Microstructure and thermophysical properties of Er2O3-doped UO2 ceramic pellets

Abstract

Increasing the initial enrichment of 235U to develop super high burnup fuels is one of the hopeful ways to enhance the economic benefit for nuclear power plants. Er2O3-doped UO2 ceramic pellets have been considered as a promising nuclear fuel for solving the initial reactivity control due to the desirable neutron absorption property of Er as the burnable poison. Microstructure and thermophysical properties of doped UO2 ceramics containing 0, 5, 10 and 15 wt% Er2O3 were systematically investigated. Results show that the lattice parameter of the doped UO2 ceramics linearly decreases as a function of the Er2O3 content and follows Vegard’s law, indicating the formation of a complete solid solution between the Er2O3 and UO2 up to 15 wt% of the Er2O3 content.

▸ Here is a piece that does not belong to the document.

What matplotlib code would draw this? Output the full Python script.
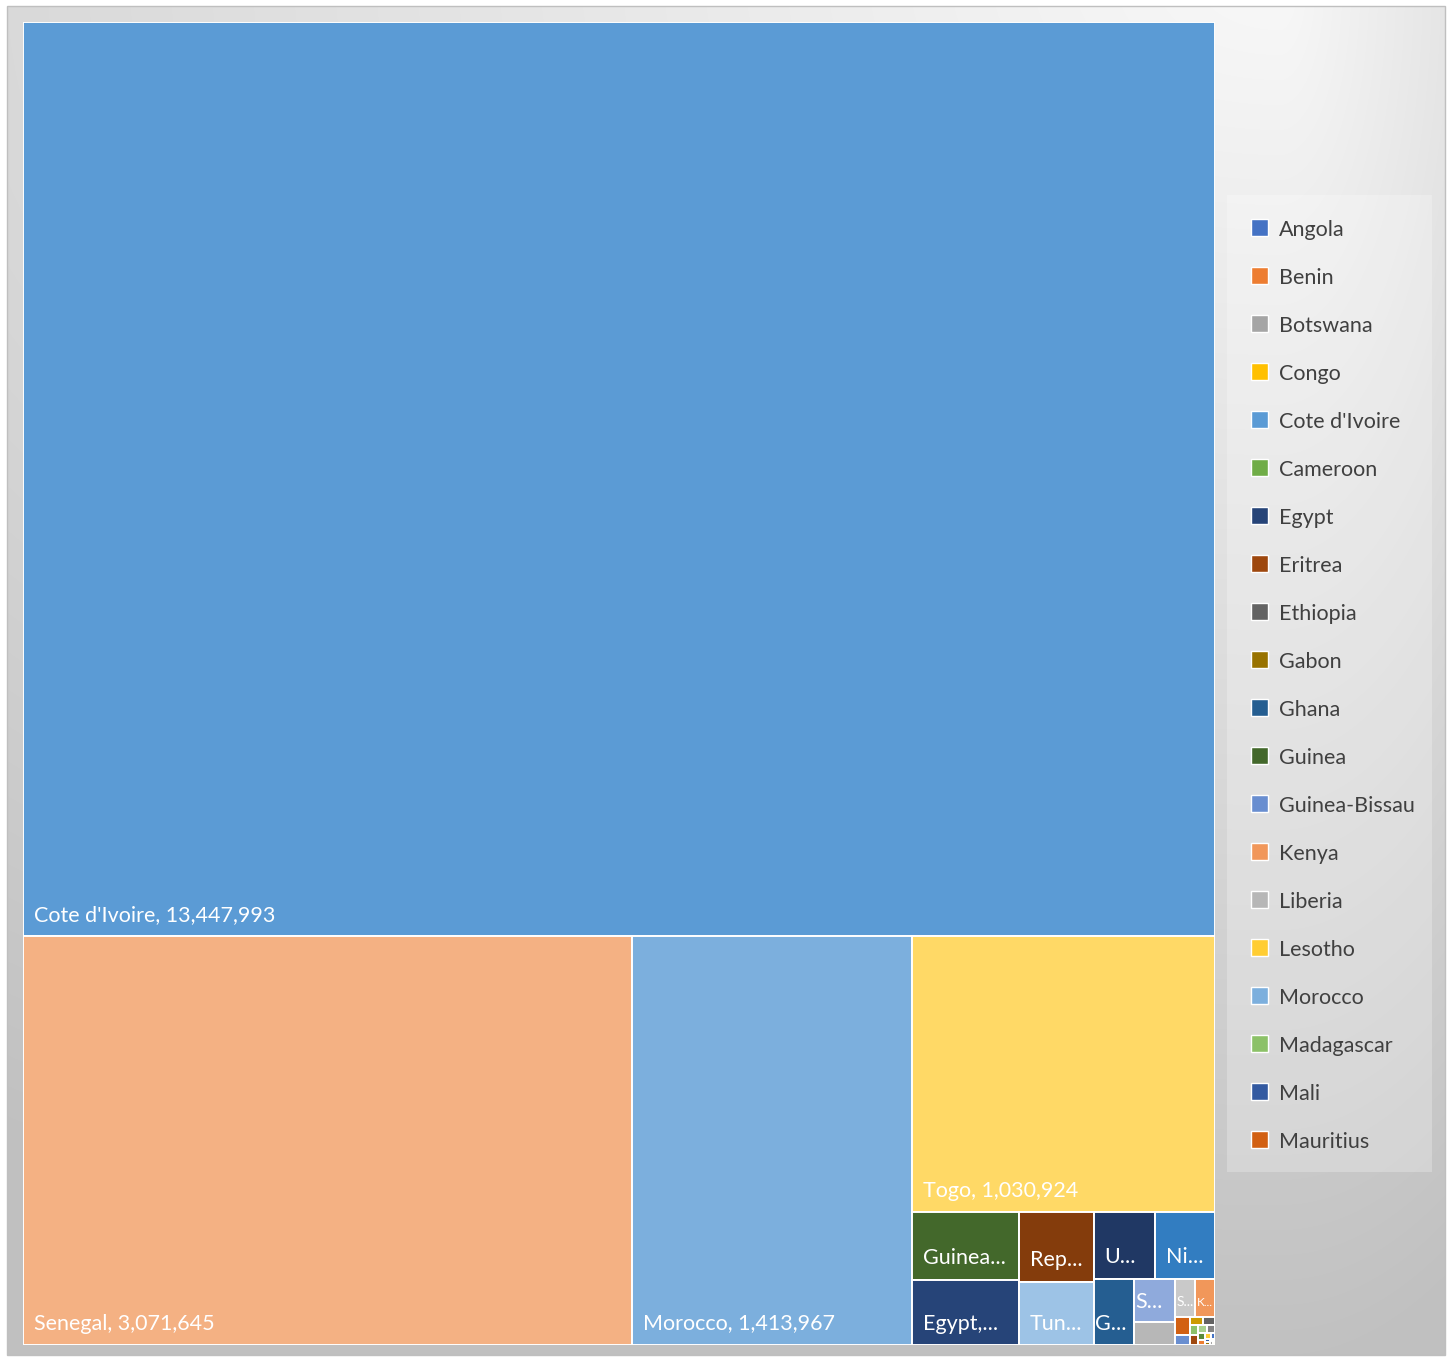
import numpy as np
import matplotlib
matplotlib.use('Agg')
import matplotlib.pyplot as plt
from matplotlib.patches import Rectangle
from matplotlib.font_manager import FontProperties

plt.rcParams['font.family'] = ['Lato', 'DejaVu Sans']

# Series in sheet order (ISO code order); palette colour follows position
COUNTRIES = [
    "Angola", "Benin", "Botswana", "Congo", "Cote d'Ivoire", "Cameroon",
    "Egypt", "Eritrea", "Ethiopia", "Gabon", "Ghana", "Guinea",
    "Guinea-Bissau", "Kenya", "Liberia", "Lesotho", "Morocco", "Madagascar",
    "Mali", "Mauritius", "Mozambique", "Namibia", "Niger", "Rwanda",
    "Sierra Leone", "Senegal", "Swaziland", "Togo", "Tunisia", "Tanzania",
    "Uganda", "Republic of South Africa",
]
VALUES = [
    300, 400, 120, 100, 13447993, 150,
    86200, 900, 1200, 200, 33100, 89000,
    1900, 9100, 11600, 400, 1413967, 1000,
    250, 3500, 800, 1300, 49800, 600,
    21500, 3071645, 9600, 1030924, 58500, 900,
    50400, 64000,
]
# Office theme series colours: accents, then darker/lighter variants
PALETTE = [
    "#4472C4", "#ED7D31", "#A5A5A5", "#FFC000", "#5B9BD5", "#70AD47",
    "#264478", "#9E480E", "#636363", "#997300", "#255E91", "#43682B",
    "#698ED0", "#F1975A", "#B7B7B7", "#FFCD33", "#7CAFDD", "#8CC168",
    "#335AA1", "#D26012", "#848484", "#CC9A00", "#327DC1", "#5A8A39",
    "#8FAADC", "#F4B183", "#C9C9C9", "#FFD966", "#9DC3E6", "#A9D18E",
    "#203864", "#843C0C",
]
LEGEND_COUNT = 20

FIG_W, FIG_H = 1450, 1357
MAP_X0, MAP_Y0, MAP_W, MAP_H = 23, 22, 1192, 1323
FONT_PT = 15.5
CAP_PX = FONT_PT * 100 / 72 * 0.72


def worst(row, side):
    s = sum(row)
    return max(max(side * side * r / (s * s), (s * s) / (side * side * r)) for r in row)


def squarify(areas, x, y, w, h):
    """Squarified treemap; y grows downwards. Returns (x, y, w, h) per area."""
    rects = []
    rest = list(areas)
    while rest:
        side = min(w, h)
        row = [rest[0]]
        i = 1
        while i < len(rest) and worst(row + [rest[i]], side) <= worst(row, side):
            row.append(rest[i])
            i += 1
        s = sum(row)
        if w >= h:
            cw = s / h
            yy = y
            for a in row:
                rh = a / cw
                rects.append((x, yy, cw, rh))
                yy += rh
            x += cw
            w -= cw
        else:
            rh = s / w
            xx = x
            for a in row:
                rw = a / rh
                rects.append((xx, y, rw, rh))
                xx += rw
            y += rh
            h -= rh
        rest = rest[i:]
    return rects


fig = plt.figure(figsize=(FIG_W / 100, FIG_H / 100), dpi=100)
fig.patch.set_facecolor('white')

# background: soft grey gradient, brightest near the top right
bg = fig.add_axes([0, 0, 1, 1])
bg.set_xlim(0, FIG_W)
bg.set_ylim(FIG_H, 0)
bg.axis('off')
yy, xx = np.mgrid[0:FIG_H, 0:FIG_W] + 0.5
dx = np.where(xx < 1280, (xx - 1280) / 2300, (xx - 1280) / 500)
dy = (yy + 20) / 1400
r = np.clip(np.hypot(dx, dy), 0, 1)
shade = (248 - 56 * r) / 255
inside = (xx > 7) & (xx < 1445) & (yy > 6) & (yy < 1355)
shade = np.where(inside, shade, 1.0)
bg.imshow(np.dstack([shade] * 3), extent=(0, FIG_W, FIG_H, 0), aspect='auto',
          interpolation='bilinear', zorder=0)
bg.add_patch(Rectangle((7, 6), 1438, 1349, fill=False, edgecolor='#bfbfbf',
                       linewidth=1.0, zorder=1))

# legend
bg.add_patch(Rectangle((1227, 195), 205, 977, facecolor='white', alpha=0.25,
                       edgecolor='none', zorder=1))
for i in range(LEGEND_COUNT):
    cy = 228 + 48 * i
    bg.add_patch(Rectangle((1251, cy - 9), 17, 17, facecolor=PALETTE[i],
                           edgecolor='white', linewidth=1.0, zorder=2))
    bg.text(1279, cy + 7.5, COUNTRIES[i], fontsize=FONT_PT, color='#404040',
            ha='left', va='baseline', zorder=3)

# treemap
ax = fig.add_axes([MAP_X0 / FIG_W, (FIG_H - MAP_Y0 - MAP_H) / FIG_H,
                   MAP_W / FIG_W, MAP_H / FIG_H])
ax.set_xlim(0, MAP_W)
ax.set_ylim(MAP_H, 0)
ax.axis('off')

order = sorted(range(len(VALUES)), key=lambda k: VALUES[k], reverse=True)
total = float(sum(VALUES))
areas = [VALUES[k] / total * MAP_W * MAP_H for k in order]
rects = squarify(areas, 0, 0, MAP_W, MAP_H)

renderer = fig.canvas.get_renderer()
fp = FontProperties(family=['Lato', 'DejaVu Sans'], size=FONT_PT)


def text_width(s):
    w, _, _ = renderer.get_text_width_height_descent(s, fp, ismath=False)
    return w


pad = 10.5
for k, (x, y, w, h) in zip(order, rects):
    patch = Rectangle((x, y), w, h, facecolor=PALETTE[k], edgecolor='white',
                      linewidth=1.4)
    ax.add_patch(patch)
    if h < 25 or w < 14:
        continue
    full = f"{COUNTRIES[k]}, {VALUES[k]:,}"
    avail = w - 2 * pad
    label = None
    size = FONT_PT
    if text_width(full) <= avail:
        label = full
    else:
        for n in range(len(full) - 1, 0, -1):
            cand = full[:n].rstrip() + "..."
            if text_width(cand) <= avail:
                label = cand
                break
    if label is None:
        # too narrow even for one letter: shrink it into the box
        label = full[:1] + "..."
        tw = text_width(label)
        size = min(FONT_PT, FONT_PT * (w - 3) / tw)
        tx = x + 1.5
    else:
        tx = x + 11
    off = min(15.5, (h - CAP_PX) / 2)
    t = ax.text(tx, y + h - off, label, fontsize=size, color='white',
                ha='left', va='baseline')
    t.set_clip_path(patch)

fig.savefig('out.png', dpi=100)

The average grain size, as well as specific heat capacity and thermal expansion coefficient of doped UO2 ceramics were considerably increased by the addition of Er2O3, while the thermal conductivity decreases very clearly with the Er2O3 doping content. Meanwhile, the mechanisms of changing the microstructure and thermophysical properties of Er2O3-doped UO2 ceramics have been discussed, and especially, the effect of lattice defects such as substitutional atoms and oxygen vacancy on the thermal conductivity has been discussed quantitatively with a phonon scattering model.